Beaucoup d'autres sont gravement blessées ou portées disparues sous les décombres, et des centaines de milliers de personnes ont été déplacées, cherchant refuge dans des abris surpeuplés et insalubres. Le bilan économique est tout aussi lourd, avec des pertes qui se chiffrent en milliards de dollars, ce qui handicape encore plus l'économie de Gaza, déjà en difficulté.
Comment le monde a-t-il réagi ? Examinons de plus près la couverture médiatique internationale de la guerre, en comparant les grands médias occidentaux aux contenus des plateformes de réseaux sociaux.
Des contraintes problématiques
La couverture de la guerre de Gaza par les grands médias occidentaux a été problématique pour plusieurs raisons.
Selon une étude réalisée par l'Institut Al Jazeera en janvier, de nombreux facteurs tels que les routines des médias, les politiques organisationnelles et les systèmes sociaux ont eu un impact sur la couverture journalistique de cette guerre, affectant la profondeur et la richesse des récits.

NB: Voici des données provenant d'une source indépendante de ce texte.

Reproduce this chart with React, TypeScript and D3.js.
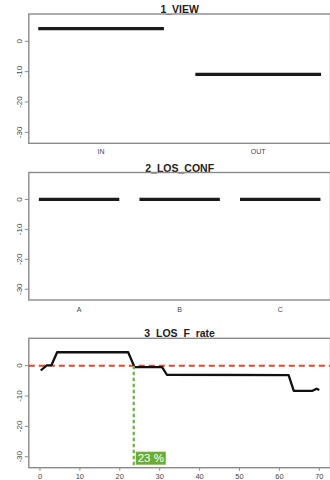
import React from "react";
import * as d3 from "d3";

const viewCategories = ["IN", "OUT"];
const viewValues = [4.2, -10.9];
const confCategories = ["A", "B", "C"];
const confValues = [0, 0, 0];
const rateX = [0.2, 1.7, 2.9, 4.3, 22.1, 23.7, 30.6, 31.8, 62.3, 63.6, 68.3, 69.3, 70.0];
const rateY = [-1.6, 0.1, 0.2, 4.4, 4.4, -0.5, -0.5, -3.0, -3.1, -8.3, -8.3, -7.6, -8.0];
const yTicks = [0, -10, -20, -30];
const rateXTicks = [0, 10, 20, 30, 40, 50, 60, 70];
const thresholdX = 23.5;
const thresholdLabel = "23 %";
const titles = ["1_VIEW", "2_LOS_CONF", "3_LOS_F_rate"];

const FONT = "'Liberation Sans', Arial, sans-serif";
const LEFT = 28.8;
const RIGHT = 330.5;
const Y_DOMAIN: [number, number] = [-33.6, 9];
const AXIS = "#8a8a8a";

function Frame({ top, bottom, title, y }: { top: number; bottom: number; title: string; y: d3.ScaleLinear<number, number> }) {
  return (
    <g>
      <text x={(LEFT + RIGHT) / 2} y={top - 1} textAnchor="middle" fontFamily={FONT} fontWeight="bold" fontSize={10.5} fill="#222">
        {title}
      </text>
      <rect x={LEFT} y={top} width={RIGHT - LEFT} height={bottom - top} fill="none" stroke={AXIS} strokeWidth={1.4} />
      {yTicks.map((t) => (
        <g key={t}>
          <line x1={LEFT - 4} x2={LEFT} y1={y(t)} y2={y(t)} stroke={AXIS} strokeWidth={1} />
          <text
            transform={`translate(${LEFT - 7},${y(t)}) rotate(-90)`}
            textAnchor="middle"
            fontFamily={FONT}
            fontSize={8}
            fill="#444"
          >
            {t}
          </text>
        </g>
      ))}
    </g>
  );
}

export default function App() {
  // Panel 1
  const p1Top = 14, p1Bottom = 143.3;
  const y1 = d3.scaleLinear().domain(Y_DOMAIN).range([p1Bottom, p1Top]);
  const x1 = d3.scaleLinear().domain([0.54, 2.46]).range([LEFT, RIGHT]);

  // Panel 2
  const p2Top = 172.5, p2Bottom = 300;
  const y2 = d3.scaleLinear().domain(Y_DOMAIN).range([p2Bottom, p2Top]);
  const x2 = d3.scaleLinear().domain([0.5, 3.5]).range([LEFT, RIGHT]);

  // Panel 3
  const p3Top = 338.3, p3Bottom = 467.7;
  const y3 = d3.scaleLinear().domain(Y_DOMAIN).range([p3Bottom, p3Top]);
  const x3 = d3.scaleLinear().domain([-2.8, 72.8]).range([LEFT, RIGHT]);
  const line = d3
    .line<number>()
    .x((_, i) => x3(rateX[i]))
    .y((d) => y3(d));
  const tx = x3(thresholdX);

  return (
    <svg width={330} height={480} style={{ position: "absolute", left: 0, top: 0, background: "#fff" }}>
      <rect width={330} height={480} fill="#fff" />
      {/* Panel 1 */}
      <Frame top={p1Top} bottom={p1Bottom} title={titles[0]} y={y1} />
      {viewCategories.map((c, i) => (
        <g key={c}>
          <line x1={x1(i + 1 - 0.4)} x2={x1(i + 1 + 0.4)} y1={y1(viewValues[i])} y2={y1(viewValues[i])} stroke="#1a1a1a" strokeWidth={3.2} />
          <text x={x1(i + 1)} y={p1Bottom + 11} textAnchor="middle" fontFamily={FONT} fontSize={7} fill="#444">
            {c}
          </text>
        </g>
      ))}

      {/* Panel 2 */}
      <Frame top={p2Top} bottom={p2Bottom} title={titles[1]} y={y2} />
      {confCategories.map((c, i) => (
        <g key={c}>
          <line x1={x2(i + 1 - 0.4)} x2={x2(i + 1 + 0.4)} y1={y2(confValues[i])} y2={y2(confValues[i])} stroke="#1a1a1a" strokeWidth={3.2} />
          <text x={x2(i + 1)} y={p2Bottom + 12} textAnchor="middle" fontFamily={FONT} fontSize={7} fill="#444">
            {c}
          </text>
        </g>
      ))}

      {/* Panel 3 */}
      <Frame top={p3Top} bottom={p3Bottom} title={titles[2]} y={y3} />
      {rateXTicks.map((t) => (
        <g key={t}>
          <line x1={x3(t)} x2={x3(t)} y1={p3Bottom} y2={p3Bottom + 3} stroke={AXIS} strokeWidth={1} />
          <text x={x3(t)} y={p3Bottom + 11} textAnchor="middle" fontFamily={FONT} fontSize={7.5} fill="#444">
            {t}
          </text>
        </g>
      ))}
      <line x1={LEFT} x2={RIGHT} y1={y3(0)} y2={y3(0)} stroke="#e4472a" strokeWidth={2} strokeDasharray="6,4" />
      <path d={line(rateY) || ""} fill="none" stroke="#111" strokeWidth={2.3} strokeLinejoin="round" />
      <line x1={tx} x2={tx} y1={y3(0)} y2={p3Bottom} stroke="#6cb33f" strokeWidth={2.2} strokeDasharray="3.5,2.5" />
      <rect x={tx + 2} y={p3Bottom - 16} width={30} height={13} fill="#6aae2f" />
      <text x={tx + 17} y={p3Bottom - 5.5} textAnchor="middle" fontFamily={FONT} fontSize={11.5} fill="#fff">
        {thresholdLabel}
      </text>
    </svg>
  );
}
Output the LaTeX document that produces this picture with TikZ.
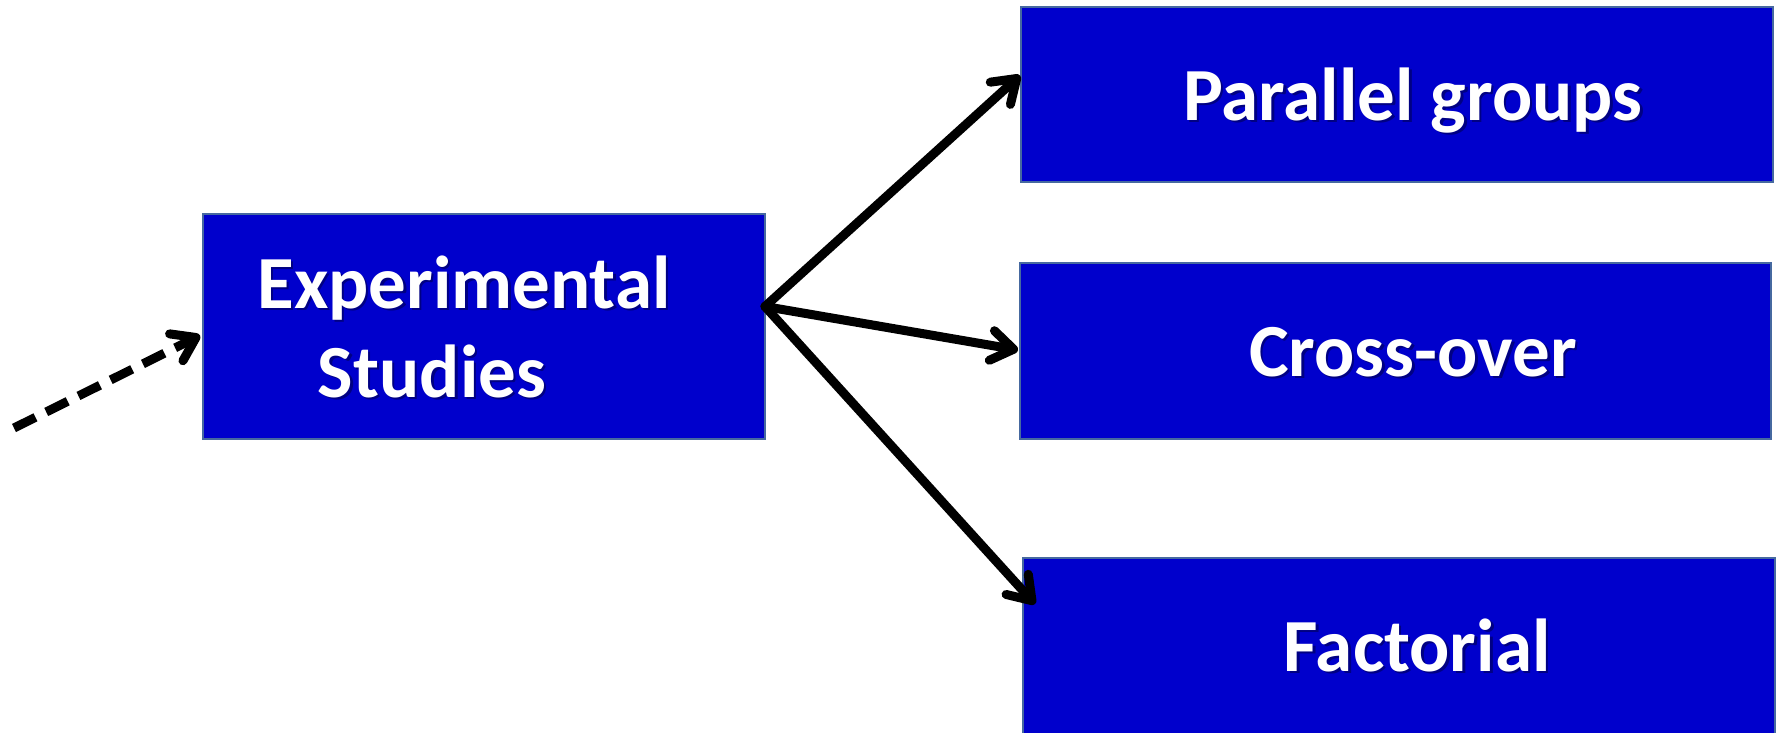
\documentclass[tikz,border=0pt]{standalone}
\usepackage{fontspec}
\setmainfont{Carlito}
\usetikzlibrary{arrows.meta}
\definecolor{boxblue}{RGB}{0,0,204}
\definecolor{boxedge}{RGB}{70,105,160}
\definecolor{shade}{RGB}{0,0,60}
\begin{document}
\begin{tikzpicture}[x=0.5pt,y=-0.5pt,
  block/.style={draw=boxedge, line width=1.25pt, fill=boxblue, inner sep=0pt, outer sep=0pt},
  lbl/.style={font=\bfseries\fontsize{37.5}{46}\selectfont, text=white, inner sep=0pt, anchor=base},
  lblshadow/.style={lbl, text=shade, opacity=0.5},
  link/.style={line width=4.5pt, line cap=round,
    -{Straight Barb[length=11pt,width=15pt,line cap=round,line join=round]}},
  dashlink/.style={link, line cap=butt, dash pattern=on 12pt off 6pt},
]
\path[use as bounding box] (0,0) rectangle (1777,733);
\clip (0,0) rectangle (1777,733);

% boxes
\node[block, minimum width=281pt, minimum height=112.5pt] (exp)   at (484,326.5) {};
\node[block, minimum width=376pt, minimum height=87.5pt]  (par)   at (1397,94.5) {};
\node[block, minimum width=375.5pt, minimum height=88pt]  (cross) at (1395.5,351) {};
\node[block, minimum width=376pt, minimum height=88pt]    (fac)   at (1399,646) {};

% labels with a soft drop shadow
\foreach \nm/\px/\py/\txt in {e1/464/308/Experimental, e2/432/397/Studies,
    p/1413/120/Parallel groups, c/1413/376/Cross-over, f/1417/671/Factorial}{
  \node[lblshadow] (\nm s) at (\px+2.5,\py+2.5) {\txt};
  \node[lbl] (\nm) at (\px,\py) {\txt};
}

% connectors
\coordinate (hub) at ([shift={(0,-20)}]exp.east);
\coordinate (src) at (14,428);
\draw[link] (hub) -- ([shift={(-1,-19)}]par.west);
\draw[link] (hub) -- ([shift={(-2,-1)}]cross.west);
\draw[link] (hub) -- ([shift={(12,46)}]fac.north west);
\draw[dashlink] (src) -- ([shift={(-3,9)}]exp.west);
\end{tikzpicture}
\end{document}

Les routines des médias, qui comprennent les pratiques standard et les flux de travail au sein des organismes de presse, donnent souvent la priorité à la rapidité et à l'efficacité plutôt qu'au reportage approfondi. Les politiques organisationnelles, telles que les lignes directrices éditoriales et l'allocation des ressources, imposent des contraintes supplémentaires aux journalistes, ce qui peut conduire à une couverture plus superficielle.
Cette convergence d'influences se traduit par des reportages qui peuvent manquer de la profondeur et de la richesse nécessaires pour transmettre pleinement les complexités du conflit, ce qui affecte la compréhension et le discours du public.
Les médias traditionnels ont été confrontés à des obstacles en ce qui concerne leur production sur Gaza, notamment des barrières politiques, des défis idéologiques et des contraintes logistiques.
Les grands médias occidentaux ont été critiqués pour leur incapacité à rendre compte de la crise de Gaza de manière précise, équitable et exhaustive.
L'une des principales critiques concerne la couverture biaisée qui privilégie souvent le récit israélien au détriment du récit palestinien, en s'appuyant fortement sur les rapports officiels de la partie israélienne sans vérification adéquate des faits.
En outre, la mise en contexte historique et l'humanisation des victimes palestiniennes sont insuffisantes, ce qui minimise souvent leurs souffrances quotidiennes.
En outre, l'accès limité des journalistes internationaux à Gaza en raison des restrictions politiques imposées par le camp israélien et des préoccupations en matière de sécurité empêche encore davantage la réalisation de reportages exhaustifs. Cela conduit de nombreux médias internationaux à s'appuyer sur les déclarations officielles du gouvernement et sur le journalisme intégré, ce qui affecte la diversité des points de vue et la profondeur de la couverture de l'actualité.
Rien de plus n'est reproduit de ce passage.